DNF on a Wednesday. See @PK 1:00 am and you got my story.

@Oren - You'll have to teach the rest of us how to Hula dance in a grass skirt.

@Retired_Chemist - "Based on my breeding of dogs, hind tit is the BEST." Glad you clarified the source of that knowledge.

Four Z's today after two on Monday. Looking for 8 Z's on Friday.

captcha - ageounar grensul - Olaf murderer.

Tita 8:42 PM  

@Oren - I have a picture of my puzzle Mom (88 now) in a grass skirt on her lanai on a trip to Maui...I think she was 75 then. She surprised us by appearing on the lanai doing a hula!

nebraska doug 10:49 PM  

SAMANTHA EGGAR? Challenging for a Wednesday, the NW was brutal...AMARNA?

sanfranman59 1:24 AM  

This week's relative difficulty ratings. See my 8/1/2009 post for an explanation. In a nutshell, the higher the ratio, the higher this week's median solve time is relative to the average for the corresponding day of the week.

All solvers (this week's median solve time, average for day of week, ratio, percentile, rating)

Mon 6:37, 6:49, 0.97, 39%, Easy-Medium
Tue 8:34, 8:52, 0.97, 46%, Medium
Wed 11:02, 11:49, 0.93, 38%, Easy-Medium

Top 100 solvers

Mon 3:38, 3:40, 0.99, 49%, Medium
Tue 4:27, 4:35, 0.97, 46%, Medium
Wed 5:53, 5:52, 1.00, 54%, Medium

The number of online solvers today was well below the Wednesday average (566 vs. 675). This probably means there were more DNFs and that the All Solvers metrics are slightly skewed toward the Easy end of the scale. I think this was really a Medium Wednesday, by the numbers.

delajeff 6:55 AM  

This theme HAS been done before, and recently. It's in a crossword in Natan Last's book "Word." Several of the dances, including the macarena and the macarena, are also used, as is the theme answer Square Dance.

delajeff 6:56 AM  

meant the macarena and the fandango

Anonymous 1:28 AM  

nice idea.. thanks for sharing..

DMGrandma 1:41 PM  

Enjoyed the puzzle, but had to make a lot of guesses on what, to me, were strange words. Thought the baseball guy was SOL, but eventually decided ARMANA sounded right, and so it went. Changing EBOLI to EBOLA gave me ANTZ and that guitar I didn't know. Sadly, misspelled ISUsU, so ended up one square short.
If the captchas are supposed to help determine what the words are, how does the robot master judge if we are right or wrong?

Spacecraft 2:41 PM  

@kevin: Think of entering a strange stream where you can't see the bottom. Some prefer to dip a toe, while others just WADE IN.

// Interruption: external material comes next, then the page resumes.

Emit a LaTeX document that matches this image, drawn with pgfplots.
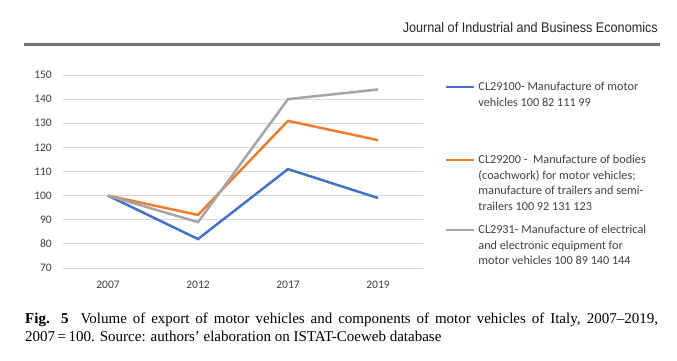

@acme: were those male mutts malamutes? Or just the male malamutes? Oh, let's call the whole thing off.

Despite the theme gimme (took one look at the 38a clue, saw the configuration of the circle groups, and went "duh"), I thought this one was interesting. There were certainly some bold choices throughout the fill. You can say "HOHO--" but not "ho hum."

What's all the fuss about GNARS? We've had that before. Personally, I'll never forget it since I challenged a Scrabble opponent on it. I HATE challenging words that turn out to be real.

Only glitches were misspelling HANSeN, which threw me off for a bit, plus a hand up for DEiceS.

Idahoconnie 3:32 PM  

Nice to see Don Larsen as a clue again. He is happy and alive here in North Idaho. He signs lots of baseballs and donates them to charity. His wife is a dear also and active in a local charity.

Ginger 3:40 PM  

This one was fun, had me dancing all over the grid. The only dance that I questioned was BOOGALOO, but my daughter confirmed it was featured on a kids show. I did find the dances helpful.

I natiked on EMAG/AMARNA, so DNF, which bums me out on a Wed. Lively clueing for ORDAINS, FANG, and TAILOR.

Raul IBANEZ is one of many former Mariners wreaking havoc on their former teammates. Especially Adrien Beltre the last few games. There are a lot of great players we shoulda hung onto.

@clark - thanks for the Callas link

Dirigonzo 5:30 PM  

"Canine on a feline" reminded me of some of the bizarre behavior that goes on between my dog who thinks he's a cat and my cat who think's he's a dog - and they've both been "fixed by a vet". Lots of GNARring and SNARLING involved.

I wanted ArARat at 2d for too long, but doing the FANDANGO RECTIFied that (didn't someone coin the word "rexify" here a while back - I think so, but I don't recall the definition. Anybody?).

Anonymous 7:40 PM  

Circle gets the square.

Tita 8:38 PM  

@idahoconnie - I'm so glad to know Mr. Larsen's whereabouts!
Tell him "hey" from Tita in Connecticut - I am an erstwhile Yankee fanatic, born 7 days before he pitched that perfect game. It is permanently burned in my memory for that reason!

@DMGrandma - think 'crowdsourcing' meets "ask the audience'...
whatever gets the most votes wins. Though I think that of late, these capchas are not from manuscripts - they are nothing but plain old nasty.